As for ‘command and control’, MCDP-1 preaches the importance of speed. Speed is certainly an essential element of warfighting and in a more kinetic, conventional fight, perhaps speed is decisive. But in a counter-insurgency fight speed can be dangerous. Speed here requires direction. Speed with direction is velocity. “Combat Velocity” is the speed of your decision making cycle, or the speed of your maneuver, or the speed of an infinitesimal amount of factors unfolding at an unprocessable rate layered by the direction of your order, or the direction of your squad’s position, or the direction you give the uncontrollable factor of time that is threatening to consume your initiative, and your 3-dimensional posture in an intolerant 4-dimensional moment in TIME. Combat velocity recognizes that counter-insurgency fast becomes the ‘combat infinity’ and can only be leveraged to a position of advantage if the speed of the environment and the speed of your decision making cycle is given an appropriate direction. Speed is no longer enough.

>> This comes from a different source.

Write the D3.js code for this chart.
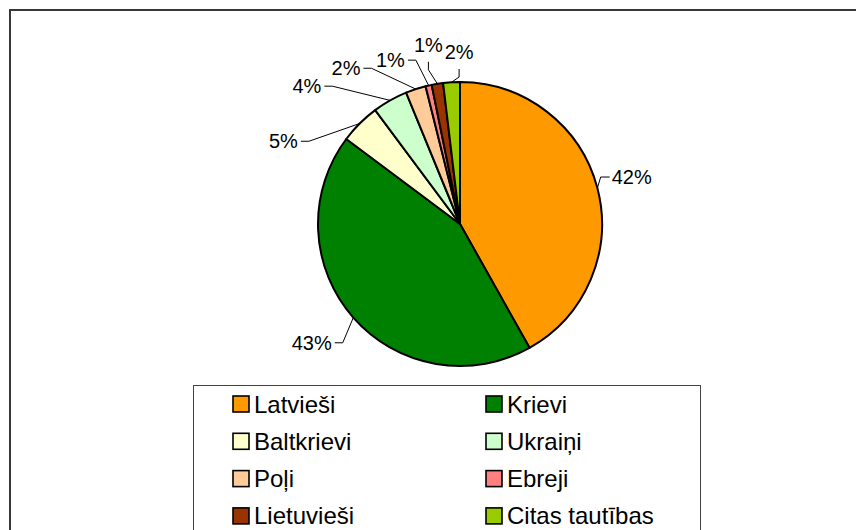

Despite the chaos of the combat infinity, the small unit commander can affect any situation by bringing a degree of order in the form of combat velocity: facilitating speed and giving direction.

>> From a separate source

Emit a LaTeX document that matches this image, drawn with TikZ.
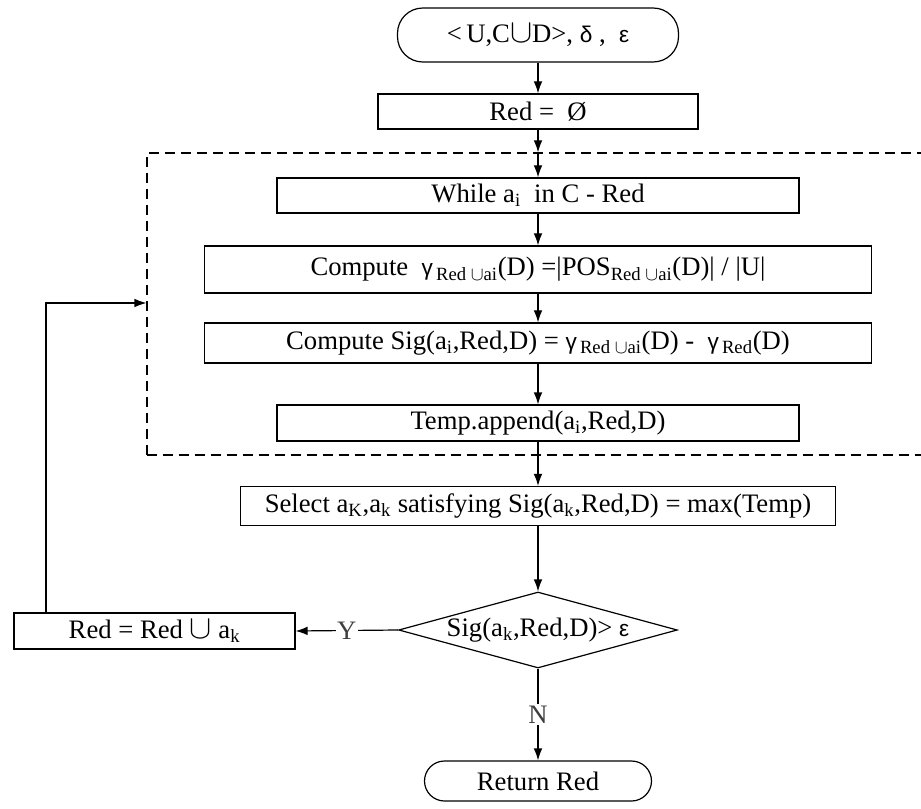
\documentclass[tikz,border=0pt]{standalone}
\usepackage{fontspec}
\setmainfont{Liberation Serif}
\newfontfamily\grkfont{Liberation Sans}
\newcommand{\grk}[1]{{\grkfont\fontsize{17}{24}\selectfont #1}}
\newcommand{\bigcupsym}{\mbox{\fontsize{24}{24}\selectfont$\cup$}}
\newcommand{\smallcupsym}{\mbox{\fontsize{14}{14}\selectfont$\cup$}}
\usetikzlibrary{arrows.meta,shapes.geometric,positioning}
\tikzset{
every node/.style={font=\fontsize{20}{24}\selectfont},
termbox/.style={draw,rectangle,rounded corners=19pt,align=center},
stepbox/.style={draw,rectangle,align=center,inner sep=2pt},
decbox/.style={draw,diamond,aspect=3.67,inner sep=0pt,minimum width=209pt,minimum height=57pt},
dashbox/.style={draw,rectangle,dash pattern=on 7.5pt off 4.5pt},
lbl/.style={fill=white,inner sep=1pt,text=black!75}
}

\begin{document}
\begin{tikzpicture}[x=0.75pt,y=-0.75pt,line width=0.9pt,
>={Latex[length=9pt,width=6.5pt]}]
\useasboundingbox (0,0) rectangle (921,809);

% the main column
\node[termbox,minimum width=210.75pt,minimum height=40.5pt] (start) at (538,35)
  {<\,U,C\bigcupsym D>, \grk{δ} ,\ \ \grk{ε}};
\node[stepbox,minimum width=240pt,minimum height=26.25pt] (red0) at (538,111.5)
  {Red =\ \ Ø};

% the dashed loop body
\node[dashbox,minimum width=587.25pt,minimum height=226.5pt] (loop) at (538.5,304) {};
\node[stepbox,minimum width=391.5pt,minimum height=26.25pt] (while) at (538,195.5)
  {While a\textsubscript{i}\ \ in C - Red};
\node[stepbox,minimum width=500.25pt,minimum height=35.25pt] (comp) at (538,269.5)
  {Compute\ \ \grk{γ}\textsubscript{\,Red \smallcupsym ai}(D) =|POS\textsubscript{Red \smallcupsym ai}(D)| / |U|};
\node[stepbox,minimum width=500.25pt,minimum height=30pt] (sig) at (538,343)
  {Compute Sig(a\textsubscript{i},Red,D) = \grk{γ}\textsubscript{\,Red \smallcupsym ai}(D) -\ \ \grk{γ}\textsubscript{\,Red}(D)};
\node[stepbox,minimum width=391.5pt,minimum height=27pt] (temp) at (538,423)
  {Temp.append(a\textsubscript{i},Red,D)};

% selection and test
\node[stepbox,minimum width=446.25pt,minimum height=29.25pt] (sel) at (538,506)
  {Select a\textsubscript{K},a\textsubscript{k} satisfying Sig(a\textsubscript{k},Red,D) = max(Temp)};
\node[decbox] (dec) at (538,630)
  {Sig(a\textsubscript{k},Red,D)> \grk{ε}};
\node[stepbox,minimum width=210.75pt,minimum height=27pt] (redk) at (154.5,631)
  {Red = Red \bigcupsym\ a\textsubscript{k}};
\node[termbox,rounded corners=15pt,minimum width=170.25pt,minimum height=30pt] (ret) at (538,781)
  {Return Red};
\coordinate (back) at (46,303);

% connectors
\draw[->] (start) -- (red0);
\draw[->] (red0) -- (red0 |- loop.north);
\draw[->] (red0 |- loop.north) -- (while);
\draw[->] (while) -- (comp);
\draw[->] (comp) -- (sig);
\draw[->] (sig) -- (temp);
\draw (temp) -- (temp |- loop.south);
\draw[->] (temp |- loop.south) -- (sel);
\draw[->] (sel) -- (dec);
\draw[->] (dec.west) -- node[lbl] {Y} (redk.east);
\draw[->] (dec.south) -- node[lbl] {N} (ret.north);
\draw[->] (redk.north -| back) -- (back) -- (back -| loop.west);

\end{tikzpicture}
\end{document}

And of course there are “fires” – which are now kinetic (indirect or air support) and non-kinetic (psychological operations, media, etc) but all still a matter a physics: force (or desired effects) still equals mass X acceleration. Think about it. In a kinetic and non-kinetic world, “high energy physics” is changing how we should be interpreting the teachings of our holy book. Even the “logistics” warfighting function requires a look from a physics perspective…if you’ve ever tried to get a supply clerk to move quickly or watched a request chit meander up and around the chain of command, you’re familiar with a very Newtonian reality: an object at rest will remain at rest unless acted on by an external force, usually this looks a lot like the boot of a motivated staff non-commissioned officer on the behind of a not-so-motivated lance corporal.

A “high energy physics” approach to Maneuver Warfare is, ultimately, a fusion of the art, science, and dynamic of maneuver warfare beyond the kinetic and conventional world of small unit operation taught in MCDP-1. Since the Marine Corps is fundamentally an organization of mutually supporting small units with a rich history in unconventional small wars, it is time to amend our holy book – if such a thing can be done – to reflect what physics has always been telling us all along…that time is everything, that speed is nothing without direction, and that while we will never be able to define ‘infinity’ we can approach an understanding of it…oh yeah, and that the answers to all of these questions will never be found on Oprah, in a self-help book, or in an aimless and drunk harangue from a grumpy and cynical undergraduate, but rather in those conversations of “all the rest” in the infantry officer’s Church of Violence and soon empirically, in those faraway and unforgiving streets where the only peace was yesterday.

And I think men of science like Tony Spear would relate well to this view of things…that the world we know is ever-changing, and dynamic, and violent and requires men who stand before such change and demand missions to mars and close air support. Because at the end of the day such things as Einstein, Darwin, Nimitz, Halsey, Newton, Curiosity, Gravity, Courage, Human consciousness, Systems engineering, a fine Fleet, String Theory and Maneuver Warfare share one thing in common to both physicist and warrior…they are quite literally the “ups and downs” of things, and deserve a moment’s thought and well-deserved exhale. And while even Tony Spear could not answer why we evolve so wonderfully in our science and so slowly in our morality, he certainly affirmed the importance of the education of both scientist and warrior. And the physics we share.